Substitute (III) in (II)

$\Delta K=-q\left(V_{\text{f}}-V_{\text{i}}\right)$                                                  (IV)

(a)Substitute  $-5\text{nC}$ for $q$, $100\text{V}$ for $V_{\text{i}}$ and $-50\text{V}$ for $V_{\text{f}}$ in (IV) to find $\Delta K$

$\begin{array}{c}\Delta K=-\left(-5\text{nC}\right)\left(-50\text{V}-\left(100\text{V}\right)\right)\\ =-\left(-5\times {10}^{-9}\text{C}\right)\left(-50\text{V}-\left(100\text{V}\right)\right)\\ =-750\times {10}^{-9}\text{ J}\end{array}$

Thus, the change in kinetic energy in (a) is $-750\times {10}^{-9}\text{ J}$.

(b)Substitute  $-5\text{nC}$ for $q$, $-50\text{V}$ for $V_{\text{i}}$ and $50\text{V}$ for $V_{\text{f}}$ in (IV) to find $\Delta K$

$\begin{array}{c}\Delta K=-\left(-5\text{nC}\right)\left(50\text{V}-\left(-50\text{V}\right)\right)\\ =-\left(-5\times {10}^{-9}\text{C}\right)\left(50\text{V}-\left(-50\text{V}\right)\right)\\ =500\times {10}^{-9}\text{ J}\end{array}$

Thus, the change in kinetic energy in (b) is $500\times {10}^{-9}\text{ J}$.

(c)Substitute  $25\text{nC}$ for $q$, $50\text{V}$ for $V_{\text{i}}$ and $20\text{V}$ for $V_{\text{f}}$ in (IV) to find $\Delta K$

$\begin{array}{c}\Delta K=-\left(25\text{nC}\right)\left(20\text{V}-\left(50\text{V}\right)\right)\\ =-\left(25\times {10}^{-9}\text{C}\right)\left(20\text{V}-\left(50\text{V}\right)\right)\\ =750\times {10}^{-9}\text{ J}\end{array}$

Thus, the change in kinetic energy in (c) is $750\times {10}^{-9}\text{ J}$.

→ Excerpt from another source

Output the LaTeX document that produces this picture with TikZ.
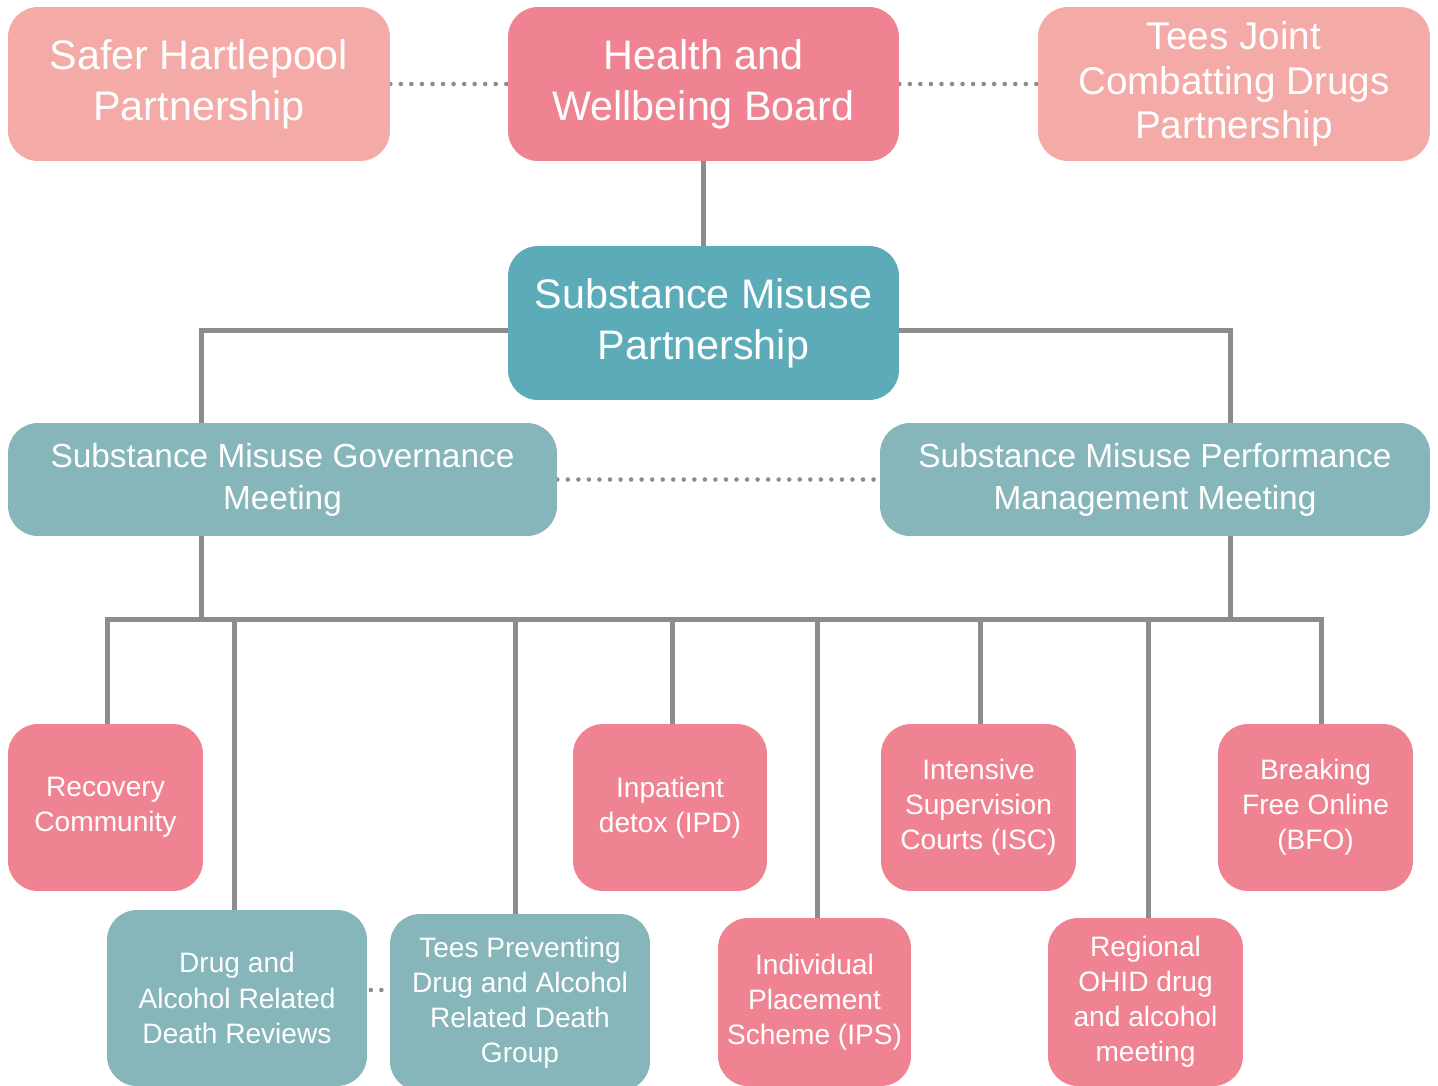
\documentclass[tikz,border=0pt]{standalone}
\usepackage{fontspec}
\setmainfont{Liberation Sans}
\usetikzlibrary{calc}
\definecolor{salmon}{HTML}{F4ABA8}
\definecolor{pinkc}{HTML}{EF8391}
\definecolor{tealc}{HTML}{5BABB8}
\definecolor{grteal}{HTML}{86B5BA}
\definecolor{linec}{HTML}{8C8C8C}
\pgfdeclarelayer{bg}
\pgfsetlayers{bg,main}
\begin{document}
\begin{tikzpicture}[x=0.02cm,y=-0.02cm,
  box/.style={rounded corners=0.6cm, inner sep=0pt, align=center, text=white},
  big/.style={font=\fontsize{23.5}{29}\selectfont},
  teesf/.style={font=\fontsize{22}{25.6}\selectfont},
  mid/.style={font=\fontsize{19}{24}\selectfont},
  small/.style={font=\fontsize{16}{20}\selectfont},
  conn/.style={draw=linec, line width=2.85pt},
  dotl/.style={draw=linec, line width=2.6pt, line cap=round, dash pattern=on 0pt off 6pt}]
\useasboundingbox (0,0) rectangle (1438,1086);

% top row
\node[box, big, fill=salmon, minimum width=7.64cm, minimum height=3.08cm] (saf) at (199,84) {Safer Hartlepool\\Partnership};
\node[box, big, fill=pinkc, minimum width=7.82cm, minimum height=3.08cm] (hwb) at (703.5,84) {Health and\\Wellbeing Board};
\node[box, teesf, fill=salmon, minimum width=7.84cm, minimum height=3.08cm] (tees) at (1234,84) {Tees Joint\\Combatting Drugs\\Partnership};
% partnership
\node[box, big, fill=tealc, minimum width=7.82cm, minimum height=3.08cm] (smp) at (703.5,323) {Substance Misuse\\Partnership};
% meetings
\node[box, mid, fill=grteal, minimum width=10.98cm, minimum height=2.26cm] (gov) at (282.5,479.5) {Substance Misuse Governance\\Meeting};
\node[box, mid, fill=grteal, minimum width=11cm, minimum height=2.26cm] (perf) at (1155,479.5) {Substance Misuse Performance\\Management Meeting};
% bottom row 1
\node[box, small, fill=pinkc, minimum width=3.9cm, minimum height=3.34cm] (rec) at (105.5,807.5) {Recovery\\Community};
\node[box, small, fill=pinkc, minimum width=3.88cm, minimum height=3.34cm] (ipd) at (670,807.5) {Inpatient\\detox (IPD)};
\node[box, small, fill=pinkc, minimum width=3.9cm, minimum height=3.34cm] (isc) at (978.5,807.5) {Intensive\\Supervision\\Courts (ISC)};
\node[box, small, fill=pinkc, minimum width=3.9cm, minimum height=3.34cm] (bfo) at (1315.5,807.5) {Breaking\\Free Online\\(BFO)};
% bottom row 2
\node[box, small, fill=grteal, minimum width=5.2cm, minimum height=3.52cm] (darr) at (237,998) {Drug and\\Alcohol Related\\Death Reviews};
\node[box, small, fill=grteal, minimum width=5.2cm, minimum height=3.54cm] (tpd) at (520,1002.5) {Tees Preventing\\Drug and Alcohol\\Related Death\\Group};
\node[box, small, fill=pinkc, minimum width=3.86cm, minimum height=3.36cm] (ips) at (814.5,1002) {Individual\\Placement\\Scheme (IPS)};
\node[box, small, fill=pinkc, minimum width=3.9cm, minimum height=3.36cm] (ohid) at (1145.5,1002) {Regional\\OHID drug\\and alcohol\\meeting};

\coordinate (bus) at (0,619);
\coordinate (govt) at ([xshift=-1.63cm]gov.north);
\coordinate (govb) at ([xshift=-1.63cm]gov.south);
\coordinate (perft) at ([xshift=1.52cm]perf.north);
\coordinate (perfb) at ([xshift=1.52cm]perf.south);
\coordinate (recin) at ([xshift=0.04cm]rec.north);
\coordinate (darrin) at ([xshift=-0.05cm]darr.north);
\coordinate (tpdin) at ([xshift=-0.1cm]tpd.north);
\coordinate (ipdin) at ([xshift=0.04cm]ipd.north);
\coordinate (ipsin) at ([xshift=0.05cm]ips.north);
\coordinate (iscin) at ([xshift=0.04cm]isc.north);
\coordinate (ohidin) at ([xshift=0.05cm]ohid.north);
\coordinate (bfoin) at ([xshift=0.11cm]bfo.north);
\coordinate (dd) at ([yshift=0.16cm]darr.east);

\begin{pgfonlayer}{bg}
\fill[white] (0,0) rectangle (1438,1086);
\draw[conn] (hwb.south) -- (smp.north);
\draw[conn] ([yshift=-0.14cm]smp.west) -| (govt);
\draw[conn] ([yshift=-0.14cm]smp.east) -| (perft);
\draw[conn] (govb) -- (govb |- bus);
\draw[conn] (perfb) -- (perfb |- bus);
\draw[conn] (recin) |- (bus -| bfoin) -- (bfoin);
\draw[conn] (darrin) -- (darrin |- bus);
\draw[conn] (tpdin) -- (tpdin |- bus);
\draw[conn] (ipdin) -- (ipdin |- bus);
\draw[conn] (ipsin) -- (ipsin |- bus);
\draw[conn] (iscin) -- (iscin |- bus);
\draw[conn] (ohidin) -- (ohidin |- bus);
\draw[dotl] (saf.east) -- (hwb.west);
\draw[dotl] (hwb.east) -- (tees.west);
\draw[dotl] (gov.east) -- (perf.west);
\draw[dotl, dash phase=4pt] (dd) -- (dd -| tpd.west);
\end{pgfonlayer}
\end{tikzpicture}
\end{document}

(d)Substitute  $-1\text{nC}$ for $q$, $400\text{V}$ for $V_{\text{i}}$ and $-100\text{V}$ for $V_{\text{f}}$ in (IV) to find $\Delta K$

$\begin{array}{c}\Delta K=-\left(-1\text{nC}\right)\left(-100\text{V}-\left(400\text{V}\right)\right)\\ =-\left(-1\times {10}^{-9}\text{C}\right)\left(-100\text{V}-\left(400\text{V}\right)\right)\\ =-500\times {10}^{-9}\text{ J}\end{array}$

Thus, the change in kinetic energy in (d) is $-500\times {10}^{-9}\text{ J}$.

(e)Substitute  $1\text{nC}$ for $q$, $-100\text{V}$ for $V_{\text{i}}$ and $-250\text{V}$ for $V_{\text{f}}$ in (IV) to find $\Delta K$

$\begin{array}{c}\Delta K=-\left(1\text{nC}\right)\left(-250\text{V}-\left(-100\text{V}\right)\right)\\ =-\left(1\times {10}^{-9}\text{C}\right)\left(-250\text{V}-\left(-100\text{V}\right)\right)\\ =150\times {10}^{-9}\text{ J}\end{array}$

Thus, the change in kinetic energy in (e) is $150\times {10}^{-9}\text{ J}$.

(e)Substitute  $5\text{nC}$ for $q$, $100\text{V}$ for $V_{\text{i}}$ and $250\text{V}$ for $V_{\text{f}}$ in (IV) to find $\Delta K$

$\begin{array}{c}\Delta K=-\left(5\text{nC}\right)\left(250\text{V}-\left(100\text{V}\right)\right)\\ =-\left(5\times {10}^{-9}\text{C}\right)\left(250\text{V}-\left(100\text{V}\right)\right)\\ =-750\times {10}^{-9}\text{ J}\end{array}$

Thus, the change in kinetic energy in (f) is $-750\times {10}^{-9}\text{ J}$.

Thus, the decreasing order of change in kinetic energy is $\text{(c), (b), (e), (d), (a)}=\text{(f)}$.